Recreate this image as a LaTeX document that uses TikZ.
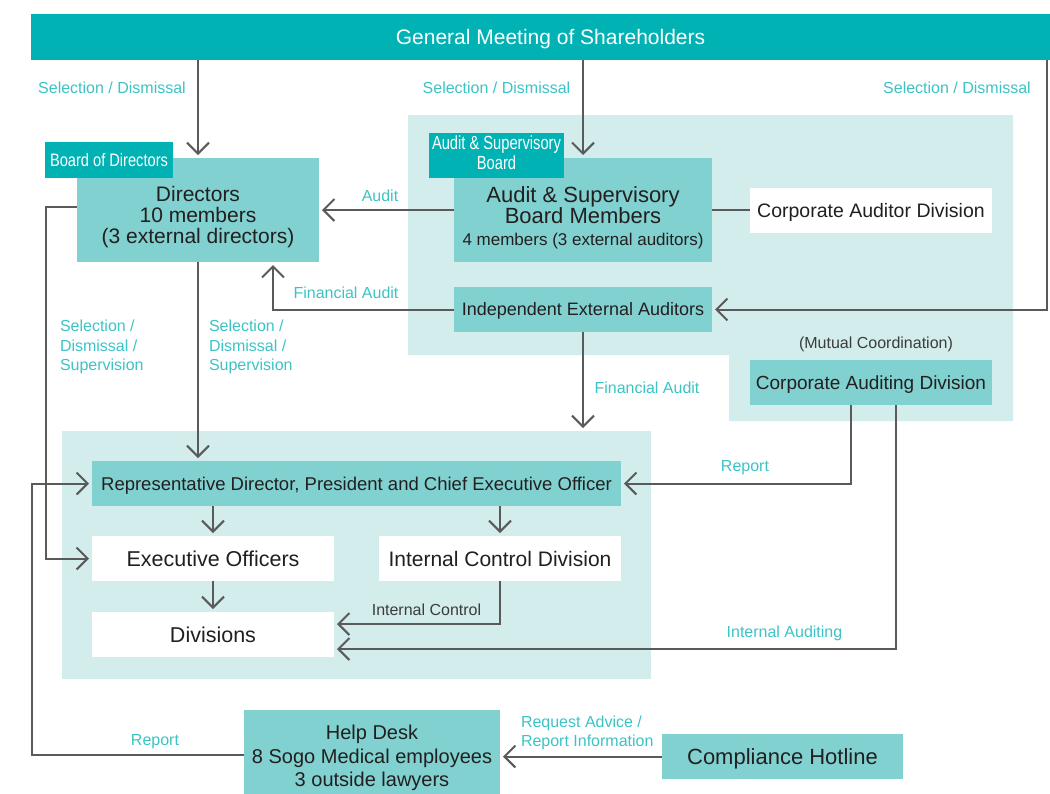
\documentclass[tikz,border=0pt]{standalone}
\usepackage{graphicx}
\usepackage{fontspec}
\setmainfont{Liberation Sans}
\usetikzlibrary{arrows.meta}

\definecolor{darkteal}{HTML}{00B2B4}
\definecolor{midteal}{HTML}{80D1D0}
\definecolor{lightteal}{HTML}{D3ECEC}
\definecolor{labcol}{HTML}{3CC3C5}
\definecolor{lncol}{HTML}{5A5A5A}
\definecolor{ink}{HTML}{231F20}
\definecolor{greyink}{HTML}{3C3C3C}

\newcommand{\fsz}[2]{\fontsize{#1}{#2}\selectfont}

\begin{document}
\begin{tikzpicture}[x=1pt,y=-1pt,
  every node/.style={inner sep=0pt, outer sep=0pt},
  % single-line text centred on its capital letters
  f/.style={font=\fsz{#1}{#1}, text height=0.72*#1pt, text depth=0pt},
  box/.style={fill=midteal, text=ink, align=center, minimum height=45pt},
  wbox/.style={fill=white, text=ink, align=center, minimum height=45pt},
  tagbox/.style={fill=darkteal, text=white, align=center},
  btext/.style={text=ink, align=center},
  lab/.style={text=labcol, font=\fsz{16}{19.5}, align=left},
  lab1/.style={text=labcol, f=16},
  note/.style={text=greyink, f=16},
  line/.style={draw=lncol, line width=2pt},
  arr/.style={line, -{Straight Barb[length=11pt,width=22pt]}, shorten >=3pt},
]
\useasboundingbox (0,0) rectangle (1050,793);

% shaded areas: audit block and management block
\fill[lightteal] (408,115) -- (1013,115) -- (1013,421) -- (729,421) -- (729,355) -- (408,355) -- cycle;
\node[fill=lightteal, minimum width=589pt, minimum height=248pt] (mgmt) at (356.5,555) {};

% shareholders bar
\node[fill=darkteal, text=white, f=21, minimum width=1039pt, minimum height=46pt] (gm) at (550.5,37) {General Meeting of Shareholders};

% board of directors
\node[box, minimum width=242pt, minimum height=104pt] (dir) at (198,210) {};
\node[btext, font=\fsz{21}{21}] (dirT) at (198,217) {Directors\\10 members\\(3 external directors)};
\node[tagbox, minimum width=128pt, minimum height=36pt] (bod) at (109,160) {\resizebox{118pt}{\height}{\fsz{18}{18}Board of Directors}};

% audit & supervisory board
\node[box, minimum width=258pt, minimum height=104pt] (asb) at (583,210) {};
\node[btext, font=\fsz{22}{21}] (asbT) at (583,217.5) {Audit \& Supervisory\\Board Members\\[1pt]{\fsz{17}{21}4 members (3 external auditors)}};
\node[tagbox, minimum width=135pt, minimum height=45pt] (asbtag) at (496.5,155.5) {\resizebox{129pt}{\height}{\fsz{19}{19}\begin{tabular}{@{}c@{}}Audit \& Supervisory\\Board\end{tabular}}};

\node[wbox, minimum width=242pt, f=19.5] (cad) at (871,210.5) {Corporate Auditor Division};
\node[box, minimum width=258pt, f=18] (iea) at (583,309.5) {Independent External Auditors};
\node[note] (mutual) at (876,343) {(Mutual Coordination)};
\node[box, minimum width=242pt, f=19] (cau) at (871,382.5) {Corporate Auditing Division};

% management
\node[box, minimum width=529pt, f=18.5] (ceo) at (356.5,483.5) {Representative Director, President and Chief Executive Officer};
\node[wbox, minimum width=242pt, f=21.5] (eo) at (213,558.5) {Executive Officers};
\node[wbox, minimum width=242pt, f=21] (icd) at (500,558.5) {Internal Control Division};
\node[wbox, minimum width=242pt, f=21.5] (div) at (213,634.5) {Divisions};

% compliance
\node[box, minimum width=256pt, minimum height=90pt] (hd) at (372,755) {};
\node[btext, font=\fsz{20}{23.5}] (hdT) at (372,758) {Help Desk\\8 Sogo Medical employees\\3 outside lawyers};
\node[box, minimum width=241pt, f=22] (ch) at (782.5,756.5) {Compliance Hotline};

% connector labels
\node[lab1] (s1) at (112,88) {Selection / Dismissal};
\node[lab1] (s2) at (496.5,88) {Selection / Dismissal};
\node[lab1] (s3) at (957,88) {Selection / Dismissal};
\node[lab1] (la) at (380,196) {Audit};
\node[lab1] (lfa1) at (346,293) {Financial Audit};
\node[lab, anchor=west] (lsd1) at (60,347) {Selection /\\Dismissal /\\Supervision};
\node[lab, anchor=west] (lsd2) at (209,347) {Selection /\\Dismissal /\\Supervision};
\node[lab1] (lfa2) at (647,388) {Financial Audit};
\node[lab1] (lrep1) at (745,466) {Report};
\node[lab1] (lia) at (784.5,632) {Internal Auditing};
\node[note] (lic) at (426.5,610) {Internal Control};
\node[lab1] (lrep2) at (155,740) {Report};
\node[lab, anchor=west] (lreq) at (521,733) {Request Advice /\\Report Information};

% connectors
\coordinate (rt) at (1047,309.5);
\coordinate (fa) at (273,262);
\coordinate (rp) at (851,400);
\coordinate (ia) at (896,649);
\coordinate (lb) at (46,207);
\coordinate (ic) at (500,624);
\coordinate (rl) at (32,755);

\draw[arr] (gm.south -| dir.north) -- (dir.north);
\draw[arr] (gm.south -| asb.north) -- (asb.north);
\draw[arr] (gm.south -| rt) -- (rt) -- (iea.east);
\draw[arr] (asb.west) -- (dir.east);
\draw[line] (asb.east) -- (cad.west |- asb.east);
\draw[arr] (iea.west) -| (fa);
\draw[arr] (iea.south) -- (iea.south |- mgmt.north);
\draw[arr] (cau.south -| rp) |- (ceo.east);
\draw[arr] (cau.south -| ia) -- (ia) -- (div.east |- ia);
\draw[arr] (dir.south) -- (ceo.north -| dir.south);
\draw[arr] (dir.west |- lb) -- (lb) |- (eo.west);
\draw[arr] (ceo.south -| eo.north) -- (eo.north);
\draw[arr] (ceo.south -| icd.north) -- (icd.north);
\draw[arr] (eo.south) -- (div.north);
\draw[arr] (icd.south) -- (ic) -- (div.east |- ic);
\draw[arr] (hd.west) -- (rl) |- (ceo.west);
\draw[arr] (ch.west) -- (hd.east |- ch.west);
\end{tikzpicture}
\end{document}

> What this task involves
Every line is to be duplicated exactly, though pictures stay out.

> Solution for this exercise
Recreate this image as a LaTeX document that uses TikZ.
\documentclass[tikz,border=0pt]{standalone}
\usepackage{graphicx}
\usepackage{fontspec}
\setmainfont{Liberation Sans}
\usetikzlibrary{arrows.meta}

\definecolor{darkteal}{HTML}{00B2B4}
\definecolor{midteal}{HTML}{80D1D0}
\definecolor{lightteal}{HTML}{D3ECEC}
\definecolor{labcol}{HTML}{3CC3C5}
\definecolor{lncol}{HTML}{5A5A5A}
\definecolor{ink}{HTML}{231F20}
\definecolor{greyink}{HTML}{3C3C3C}

\newcommand{\fsz}[2]{\fontsize{#1}{#2}\selectfont}

\begin{document}
\begin{tikzpicture}[x=1pt,y=-1pt,
  every node/.style={inner sep=0pt, outer sep=0pt},
  % single-line text centred on its capital letters
  f/.style={font=\fsz{#1}{#1}, text height=0.72*#1pt, text depth=0pt},
  box/.style={fill=midteal, text=ink, align=center, minimum height=45pt},
  wbox/.style={fill=white, text=ink, align=center, minimum height=45pt},
  tagbox/.style={fill=darkteal, text=white, align=center},
  btext/.style={text=ink, align=center},
  lab/.style={text=labcol, font=\fsz{16}{19.5}, align=left},
  lab1/.style={text=labcol, f=16},
  note/.style={text=greyink, f=16},
  line/.style={draw=lncol, line width=2pt},
  arr/.style={line, -{Straight Barb[length=11pt,width=22pt]}, shorten >=3pt},
]
\useasboundingbox (0,0) rectangle (1050,793);

% shaded areas: audit block and management block
\fill[lightteal] (408,115) -- (1013,115) -- (1013,421) -- (729,421) -- (729,355) -- (408,355) -- cycle;
\node[fill=lightteal, minimum width=589pt, minimum height=248pt] (mgmt) at (356.5,555) {};

% shareholders bar
\node[fill=darkteal, text=white, f=21, minimum width=1039pt, minimum height=46pt] (gm) at (550.5,37) {General Meeting of Shareholders};

% board of directors
\node[box, minimum width=242pt, minimum height=104pt] (dir) at (198,210) {};
\node[btext, font=\fsz{21}{21}] (dirT) at (198,217) {Directors\\10 members\\(3 external directors)};
\node[tagbox, minimum width=128pt, minimum height=36pt] (bod) at (109,160) {\resizebox{118pt}{\height}{\fsz{18}{18}Board of Directors}};

% audit & supervisory board
\node[box, minimum width=258pt, minimum height=104pt] (asb) at (583,210) {};
\node[btext, font=\fsz{22}{21}] (asbT) at (583,217.5) {Audit \& Supervisory\\Board Members\\[1pt]{\fsz{17}{21}4 members (3 external auditors)}};
\node[tagbox, minimum width=135pt, minimum height=45pt] (asbtag) at (496.5,155.5) {\resizebox{129pt}{\height}{\fsz{19}{19}\begin{tabular}{@{}c@{}}Audit \& Supervisory\\Board\end{tabular}}};

\node[wbox, minimum width=242pt, f=19.5] (cad) at (871,210.5) {Corporate Auditor Division};
\node[box, minimum width=258pt, f=18] (iea) at (583,309.5) {Independent External Auditors};
\node[note] (mutual) at (876,343) {(Mutual Coordination)};
\node[box, minimum width=242pt, f=19] (cau) at (871,382.5) {Corporate Auditing Division};

% management
\node[box, minimum width=529pt, f=18.5] (ceo) at (356.5,483.5) {Representative Director, President and Chief Executive Officer};
\node[wbox, minimum width=242pt, f=21.5] (eo) at (213,558.5) {Executive Officers};
\node[wbox, minimum width=242pt, f=21] (icd) at (500,558.5) {Internal Control Division};
\node[wbox, minimum width=242pt, f=21.5] (div) at (213,634.5) {Divisions};

% compliance
\node[box, minimum width=256pt, minimum height=90pt] (hd) at (372,755) {};
\node[btext, font=\fsz{20}{23.5}] (hdT) at (372,758) {Help Desk\\8 Sogo Medical employees\\3 outside lawyers};
\node[box, minimum width=241pt, f=22] (ch) at (782.5,756.5) {Compliance Hotline};

% connector labels
\node[lab1] (s1) at (112,88) {Selection / Dismissal};
\node[lab1] (s2) at (496.5,88) {Selection / Dismissal};
\node[lab1] (s3) at (957,88) {Selection / Dismissal};
\node[lab1] (la) at (380,196) {Audit};
\node[lab1] (lfa1) at (346,293) {Financial Audit};
\node[lab, anchor=west] (lsd1) at (60,347) {Selection /\\Dismissal /\\Supervision};
\node[lab, anchor=west] (lsd2) at (209,347) {Selection /\\Dismissal /\\Supervision};
\node[lab1] (lfa2) at (647,388) {Financial Audit};
\node[lab1] (lrep1) at (745,466) {Report};
\node[lab1] (lia) at (784.5,632) {Internal Auditing};
\node[note] (lic) at (426.5,610) {Internal Control};
\node[lab1] (lrep2) at (155,740) {Report};
\node[lab, anchor=west] (lreq) at (521,733) {Request Advice /\\Report Information};

% connectors
\coordinate (rt) at (1047,309.5);
\coordinate (fa) at (273,262);
\coordinate (rp) at (851,400);
\coordinate (ia) at (896,649);
\coordinate (lb) at (46,207);
\coordinate (ic) at (500,624);
\coordinate (rl) at (32,755);

\draw[arr] (gm.south -| dir.north) -- (dir.north);
\draw[arr] (gm.south -| asb.north) -- (asb.north);
\draw[arr] (gm.south -| rt) -- (rt) -- (iea.east);
\draw[arr] (asb.west) -- (dir.east);
\draw[line] (asb.east) -- (cad.west |- asb.east);
\draw[arr] (iea.west) -| (fa);
\draw[arr] (iea.south) -- (iea.south |- mgmt.north);
\draw[arr] (cau.south -| rp) |- (ceo.east);
\draw[arr] (cau.south -| ia) -- (ia) -- (div.east |- ia);
\draw[arr] (dir.south) -- (ceo.north -| dir.south);
\draw[arr] (dir.west |- lb) -- (lb) |- (eo.west);
\draw[arr] (ceo.south -| eo.north) -- (eo.north);
\draw[arr] (ceo.south -| icd.north) -- (icd.north);
\draw[arr] (eo.south) -- (div.north);
\draw[arr] (icd.south) -- (ic) -- (div.east |- ic);
\draw[arr] (hd.west) -- (rl) |- (ceo.west);
\draw[arr] (ch.west) -- (hd.east |- ch.west);
\end{tikzpicture}
\end{document}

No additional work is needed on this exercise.